## Supplied material:
*-*-*

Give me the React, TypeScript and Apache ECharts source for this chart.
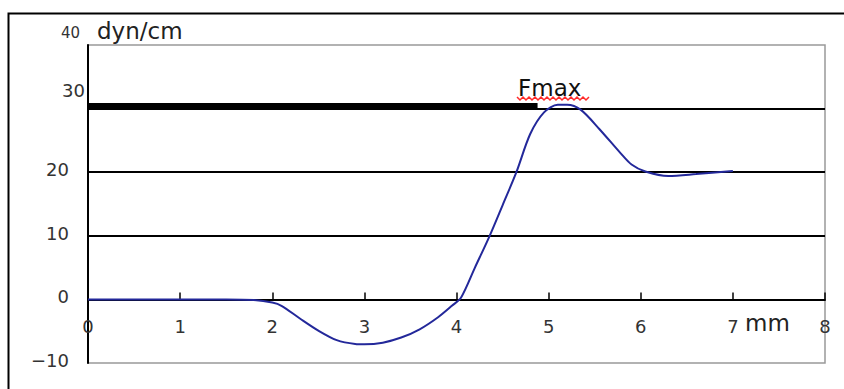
import React, { useEffect, useRef } from "react";
import * as echarts from "echarts";

// distance (mm) and force (dyn/cm)
const distanceMm = [0, 0.5, 1, 1.5, 1.8, 2.0, 2.1, 2.3, 2.5, 2.7, 2.9, 3.0, 3.2, 3.4, 3.6, 3.8, 3.95, 4.05, 4.2, 4.36, 4.5, 4.65, 4.8, 4.95, 5.1, 5.2, 5.35, 5.55, 5.78, 5.9, 6.05, 6.3, 6.6, 7.0];
const forceDyn = [0, 0, 0, 0, -0.1, -0.5, -1.0, -3.0, -4.9, -6.4, -7.0, -7.05, -6.8, -6.0, -4.7, -2.8, -1.0, 0.3, 5, 10, 14.8, 20, 26, 29.4, 30.6, 30.6, 29.8, 26.8, 23, 21.2, 20.1, 19.4, 19.7, 20.2];

// thick Fmax reference bar
const fmaxBarX = [0, 4.88];
const fmaxBarY = 30.5;

const xTicks = { min: 0, max: 8, interval: 1 };
const yTicks = { min: -10, max: 40, interval: 10 };

const FONT = "DejaVu Sans";

export default function App() {
  const ref = useRef<HTMLDivElement>(null);
  useEffect(() => {
    document.body.style.margin = "0";
    if (!ref.current) return;
    const chart = echarts.init(ref.current, undefined, { renderer: "svg" });

    const squiggle: number[][] = [];
    for (let i = 0; i <= 24; i++) squiggle.push([517 + i * 3, i % 2 === 0 ? 97 : 100]);

    chart.setOption({
      animation: false,
      backgroundColor: "#fff",
      textStyle: { fontFamily: FONT },
      grid: {
        left: 88,
        top: 45,
        right: 19,
        bottom: 26,
        containLabel: false,
        outerBoundsMode: "none",
        show: true,
        borderColor: "#999",
        borderWidth: 1.5,
        backgroundColor: "transparent",
      },
      xAxis: {
        type: "value",
        min: xTicks.min,
        max: xTicks.max,
        interval: xTicks.interval,
        axisLine: { onZero: true, lineStyle: { color: "#000", width: 2 } },
        axisTick: { show: true, inside: true, length: 7, lineStyle: { color: "#000", width: 1.5 } },
        axisLabel: { margin: -46, fontSize: 18, color: "#333", fontFamily: FONT },
        splitLine: { show: false },
      },
      yAxis: {
        type: "value",
        min: yTicks.min,
        max: yTicks.max,
        interval: yTicks.interval,
        name: "dyn/cm",
        nameLocation: "end",
        nameGap: 3,
        nameTextStyle: { fontSize: 23, color: "#222", fontFamily: FONT, align: "left", padding: [0, 0, 0, 9] },
        axisLine: { show: true, onZero: false, lineStyle: { color: "#000", width: 2 } },
        axisTick: { show: false },
        axisLabel: {
          margin: 3,
          formatter: (v: number) => {
            const t = v < 0 ? "\u2212" + Math.abs(v) : String(v);
            if (v === 40) return "{a|" + t + "}";
            if (v === 30) return "{b|" + t + "}";
            return "{n|" + t + "}";
          },
          rich: {
            n: { fontSize: 18, color: "#333", fontFamily: FONT, padding: [0, 16, 5, 0] },
            b: { fontSize: 18, color: "#333", fontFamily: FONT, padding: [0, 0, 36, 0] },
            a: { fontSize: 15, color: "#333", fontFamily: FONT, padding: [0, 5, 24, 0] },
          },
        },
        splitLine: { show: true, showMinLine: false, showMaxLine: false, lineStyle: { color: "#000", width: 2 } },
      },
      graphic: [
        {
          type: "rect",
          shape: { x: 8.5, y: 13.5, width: 900, height: 500 },
          style: { fill: "none", stroke: "#000", lineWidth: 2 },
          silent: true,
        },
        {
          type: "text",
          x: 745,
          y: 323,
          style: { text: "mm", fontSize: 23, fill: "#222", fontFamily: FONT, textAlign: "left", textVerticalAlign: "middle" },
          z: 10,
        },
        {
          type: "text",
          x: 518,
          y: 88,
          style: { text: "Fmax", fontSize: 23, fill: "#111", fontFamily: FONT, textAlign: "left", textVerticalAlign: "middle" },
          z: 10,
        },
        {
          type: "polyline",
          shape: { points: squiggle },
          style: { stroke: "#ff2a2a", lineWidth: 1.5, fill: "none" },
          z: 10,
        },
      ],
      series: [
        {
          type: "line",
          data: fmaxBarX.map((x) => [x, fmaxBarY]),
          symbol: "none",
          lineStyle: { color: "#000", width: 5 },
          z: 1,
          silent: true,
        },
        {
          type: "line",
          data: distanceMm.map((x, i) => [x, forceDyn[i]]),
          symbol: "none",
          smooth: 0.3,
          lineStyle: { color: "#23289a", width: 2 },
          z: 3,
        },
      ],
    });
    return () => chart.dispose();
  }, []);
  return <div ref={ref} style={{ width: 844, height: 389 }} />;
}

*-*-*

## Exercise:
Leave out the pictures and restate, word for word, the lines from the top of the data through the line containing "import * as", both included.

## Result of this task:
Give me the React, TypeScript and Apache ECharts source for this chart.
import React, { useEffect, useRef } from "react";
import * as echarts from "echarts";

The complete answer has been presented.